Task goal
Quote all of the data that follows exactly as written, skipping the images.

------ Source material ------

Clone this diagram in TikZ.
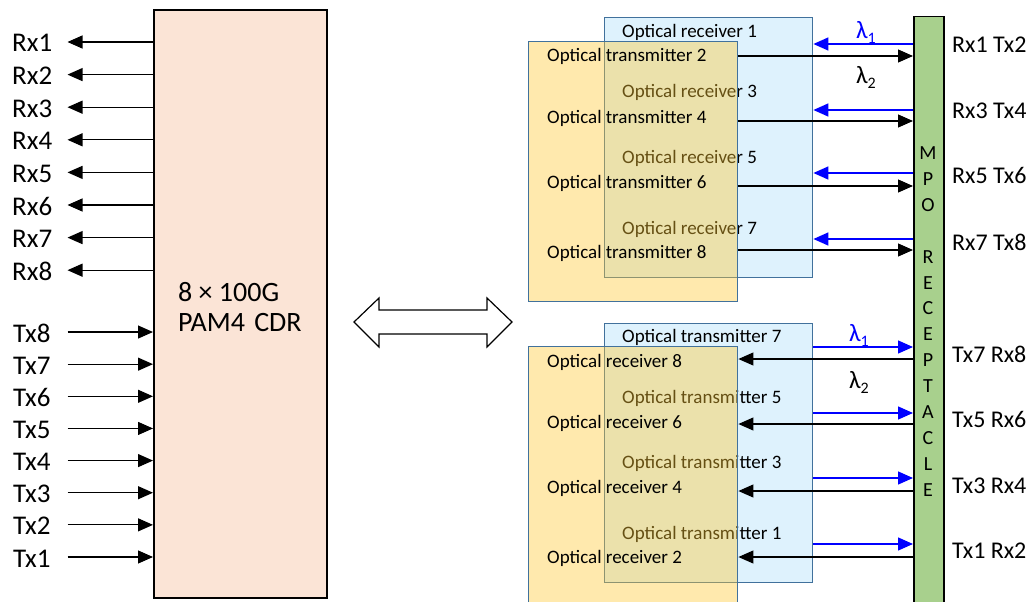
\documentclass[tikz,border=0pt]{standalone}
\usepackage{fontspec}
\setmainfont{Carlito}
\usetikzlibrary{arrows.meta}
\definecolor{peach}{RGB}{251,228,214}
\definecolor{lblue}{RGB}{222,242,253}
\definecolor{gold}{RGB}{255,200,50}
\definecolor{steel}{RGB}{65,113,156}
\definecolor{mgreen}{RGB}{168,208,141}
\definecolor{pblue}{RGB}{0,0,255}
\begin{document}
\begin{tikzpicture}[x=1pt,y=-1pt,
  arr/.style={-{Triangle[length=15pt,width=13pt]}, line width=1.1pt, draw=black},
  barr/.style={-{Triangle[length=15pt,width=13pt]}, line width=1.4pt, draw=pblue, fill=pblue},
  lbl/.style={font=\fontsize{27}{27}\selectfont, inner sep=0pt, text height=20pt, text depth=0pt, anchor=west},
  rlbl/.style={font=\fontsize{24}{24}\selectfont, inner sep=0pt, anchor=base west},
  ot/.style={font=\fontsize{19}{19}\selectfont, inner sep=0pt, anchor=base west},
  bluebox/.style={draw=steel, fill=lblue, line width=1.4pt, inner sep=0pt, anchor=north west, minimum width=208pt},
  goldbox/.style={draw=steel, fill=gold, fill opacity=0.4, draw opacity=1, line width=1.4pt, inner sep=0pt, anchor=north west, minimum width=209pt},
  lam/.style={font=\fontsize{25}{25}\selectfont, inner sep=0pt},
  mpol/.style={font=\fontsize{20}{20}\selectfont, inner sep=0pt, anchor=base}
]
\useasboundingbox (0,0) rectangle (1029,602);
\clip (0,0) rectangle (1029,602);

% CDR block
\node[draw=black, fill=peach, line width=1.8pt, inner sep=0pt, anchor=north west,
      minimum width=173pt, minimum height=588pt] (cdr) at (153,9) {};
\node[font=\fontsize{28}{30}\selectfont, align=left, inner sep=0pt, anchor=west] (cdrtxt) at (178,307) {8 × 100G\\PAM4\hspace{3pt} CDR};

\coordinate (tipx) at (67.5,0);
\foreach \i in {1,...,8}{
  \node[lbl] (rx\i) at (12,{42+(\i-1)*32.6}) {Rx\i};
  \draw[arr] (cdr.west |- rx\i) -- (rx\i -| tipx);
}
\foreach \i in {1,...,8}{
  \node[lbl] (tx\i) at (13,{557-(\i-1)*32.14}) {Tx\i};
  \draw[arr] (tx\i -| tipx) -- (cdr.west |- tx\i);
}

% double arrow
\draw[line width=1.2pt, fill=white, line join=miter]
  (354,322) -- (379,298) -- (379,310) -- (487,310) -- (487,298) -- (512,322)
  -- (487,347) -- (487,334) -- (379,334) -- (379,347) -- cycle;

% MPO receptacle
\node[draw=black, fill=mgreen, line width=1.5pt, inner sep=0pt, anchor=north west,
      minimum width=30pt, minimum height=620pt] (mpo) at (913,16) {};
\foreach \ch [count=\i] in {M,P,O,{},R,E,C,E,P,T,A,C,L,E}
  \node[mpol] (mpo\i) at (928,{159.5+(\i-1)*25.9}) {\ch};

% ---------- top group ----------
\node[bluebox, minimum height=260pt] (b1) at (604,17) {};
\foreach \n/\y in {1/38,3/98,5/163,7/234}
  \node[ot] (rcvT\n) at (622,\y) {Optical receiver \n};
\node[goldbox, minimum height=260pt] (o1) at (528,41) {};
\foreach \n/\y in {2/62,4/123,6/188,8/258}
  \node[ot] (trT\n) at (547,\y) {Optical transmitter \n};

\foreach \yb/\yk in {44/56,110/121,173/186,239/250}{
  \coordinate (yb) at (0,\yb);
  \coordinate (yk) at (0,\yk);
  \draw[barr] (mpo.west |- yb) -- (b1.east |- yb);
  \draw[arr] (o1.east |- yk) -- (mpo.west |- yk);
}
\node[lam, text=pblue] (l1t) at (866,32) {λ\raisebox{-5pt}{\fontsize{16}{16}\selectfont 1}};
\node[lam] (l2t) at (866,77) {λ\raisebox{-5pt}{\fontsize{16}{16}\selectfont 2}};

\node[rlbl] (p1) at (952,53) {Rx1 Tx2};
\node[rlbl] (p2) at (952,118) {Rx3 Tx4};
\node[rlbl] (p3) at (952,183) {Rx5 Tx6};
\node[rlbl] (p4) at (952,250) {Rx7 Tx8};

% ---------- bottom group ----------
\node[bluebox, minimum height=259pt] (b2) at (604,323) {};
\foreach \n/\y in {7/342,5/403,3/468,1/539}
  \node[ot] (trB\n) at (622,\y) {Optical transmitter \n};
\node[goldbox, minimum height=300pt] (o2) at (528,346) {};
\foreach \n/\y in {8/367,6/428,4/493,2/563}
  \node[ot] (rcvB\n) at (547,\y) {Optical receiver \n};

\foreach \yb/\yk in {347/359,413/424,478/491,544/557}{
  \coordinate (yb) at (0,\yb);
  \coordinate (yk) at (0,\yk);
  \draw[barr] (b2.east |- yb) -- (mpo.west |- yb);
  \draw[arr] (mpo.west |- yk) -- (o2.east |- yk);
}
\node[lam, text=pblue] (l1b) at (859,335) {λ\raisebox{-5pt}{\fontsize{16}{16}\selectfont 1}};
\node[lam] (l2b) at (859,382) {λ\raisebox{-5pt}{\fontsize{16}{16}\selectfont 2}};

\node[rlbl] (q1) at (952,362) {Tx7 Rx8};
\node[rlbl] (q2) at (952,427) {Tx5 Rx6};
\node[rlbl] (q3) at (952,493) {Tx3 Rx4};
\node[rlbl] (q4) at (952,558) {Tx1 Rx2};
\end{tikzpicture}
\end{document}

------

Response below
Clone this diagram in TikZ.
\documentclass[tikz,border=0pt]{standalone}
\usepackage{fontspec}
\setmainfont{Carlito}
\usetikzlibrary{arrows.meta}
\definecolor{peach}{RGB}{251,228,214}
\definecolor{lblue}{RGB}{222,242,253}
\definecolor{gold}{RGB}{255,200,50}
\definecolor{steel}{RGB}{65,113,156}
\definecolor{mgreen}{RGB}{168,208,141}
\definecolor{pblue}{RGB}{0,0,255}
\begin{document}
\begin{tikzpicture}[x=1pt,y=-1pt,
  arr/.style={-{Triangle[length=15pt,width=13pt]}, line width=1.1pt, draw=black},
  barr/.style={-{Triangle[length=15pt,width=13pt]}, line width=1.4pt, draw=pblue, fill=pblue},
  lbl/.style={font=\fontsize{27}{27}\selectfont, inner sep=0pt, text height=20pt, text depth=0pt, anchor=west},
  rlbl/.style={font=\fontsize{24}{24}\selectfont, inner sep=0pt, anchor=base west},
  ot/.style={font=\fontsize{19}{19}\selectfont, inner sep=0pt, anchor=base west},
  bluebox/.style={draw=steel, fill=lblue, line width=1.4pt, inner sep=0pt, anchor=north west, minimum width=208pt},
  goldbox/.style={draw=steel, fill=gold, fill opacity=0.4, draw opacity=1, line width=1.4pt, inner sep=0pt, anchor=north west, minimum width=209pt},
  lam/.style={font=\fontsize{25}{25}\selectfont, inner sep=0pt},
  mpol/.style={font=\fontsize{20}{20}\selectfont, inner sep=0pt, anchor=base}
]
\useasboundingbox (0,0) rectangle (1029,602);
\clip (0,0) rectangle (1029,602);

% CDR block
\node[draw=black, fill=peach, line width=1.8pt, inner sep=0pt, anchor=north west,
      minimum width=173pt, minimum height=588pt] (cdr) at (153,9) {};
\node[font=\fontsize{28}{30}\selectfont, align=left, inner sep=0pt, anchor=west] (cdrtxt) at (178,307) {8 × 100G\\PAM4\hspace{3pt} CDR};

\coordinate (tipx) at (67.5,0);
\foreach \i in {1,...,8}{
  \node[lbl] (rx\i) at (12,{42+(\i-1)*32.6}) {Rx\i};
  \draw[arr] (cdr.west |- rx\i) -- (rx\i -| tipx);
}
\foreach \i in {1,...,8}{
  \node[lbl] (tx\i) at (13,{557-(\i-1)*32.14}) {Tx\i};
  \draw[arr] (tx\i -| tipx) -- (cdr.west |- tx\i);
}

% double arrow
\draw[line width=1.2pt, fill=white, line join=miter]
  (354,322) -- (379,298) -- (379,310) -- (487,310) -- (487,298) -- (512,322)
  -- (487,347) -- (487,334) -- (379,334) -- (379,347) -- cycle;

% MPO receptacle
\node[draw=black, fill=mgreen, line width=1.5pt, inner sep=0pt, anchor=north west,
      minimum width=30pt, minimum height=620pt] (mpo) at (913,16) {};
\foreach \ch [count=\i] in {M,P,O,{},R,E,C,E,P,T,A,C,L,E}
  \node[mpol] (mpo\i) at (928,{159.5+(\i-1)*25.9}) {\ch};

% ---------- top group ----------
\node[bluebox, minimum height=260pt] (b1) at (604,17) {};
\foreach \n/\y in {1/38,3/98,5/163,7/234}
  \node[ot] (rcvT\n) at (622,\y) {Optical receiver \n};
\node[goldbox, minimum height=260pt] (o1) at (528,41) {};
\foreach \n/\y in {2/62,4/123,6/188,8/258}
  \node[ot] (trT\n) at (547,\y) {Optical transmitter \n};

\foreach \yb/\yk in {44/56,110/121,173/186,239/250}{
  \coordinate (yb) at (0,\yb);
  \coordinate (yk) at (0,\yk);
  \draw[barr] (mpo.west |- yb) -- (b1.east |- yb);
  \draw[arr] (o1.east |- yk) -- (mpo.west |- yk);
}
\node[lam, text=pblue] (l1t) at (866,32) {λ\raisebox{-5pt}{\fontsize{16}{16}\selectfont 1}};
\node[lam] (l2t) at (866,77) {λ\raisebox{-5pt}{\fontsize{16}{16}\selectfont 2}};

\node[rlbl] (p1) at (952,53) {Rx1 Tx2};
\node[rlbl] (p2) at (952,118) {Rx3 Tx4};
\node[rlbl] (p3) at (952,183) {Rx5 Tx6};
\node[rlbl] (p4) at (952,250) {Rx7 Tx8};

% ---------- bottom group ----------
\node[bluebox, minimum height=259pt] (b2) at (604,323) {};
\foreach \n/\y in {7/342,5/403,3/468,1/539}
  \node[ot] (trB\n) at (622,\y) {Optical transmitter \n};
\node[goldbox, minimum height=300pt] (o2) at (528,346) {};
\foreach \n/\y in {8/367,6/428,4/493,2/563}
  \node[ot] (rcvB\n) at (547,\y) {Optical receiver \n};

\foreach \yb/\yk in {347/359,413/424,478/491,544/557}{
  \coordinate (yb) at (0,\yb);
  \coordinate (yk) at (0,\yk);
  \draw[barr] (b2.east |- yb) -- (mpo.west |- yb);
  \draw[arr] (mpo.west |- yk) -- (o2.east |- yk);
}
\node[lam, text=pblue] (l1b) at (859,335) {λ\raisebox{-5pt}{\fontsize{16}{16}\selectfont 1}};
\node[lam] (l2b) at (859,382) {λ\raisebox{-5pt}{\fontsize{16}{16}\selectfont 2}};

\node[rlbl] (q1) at (952,362) {Tx7 Rx8};
\node[rlbl] (q2) at (952,427) {Tx5 Rx6};
\node[rlbl] (q3) at (952,493) {Tx3 Rx4};
\node[rlbl] (q4) at (952,558) {Tx1 Rx2};
\end{tikzpicture}
\end{document}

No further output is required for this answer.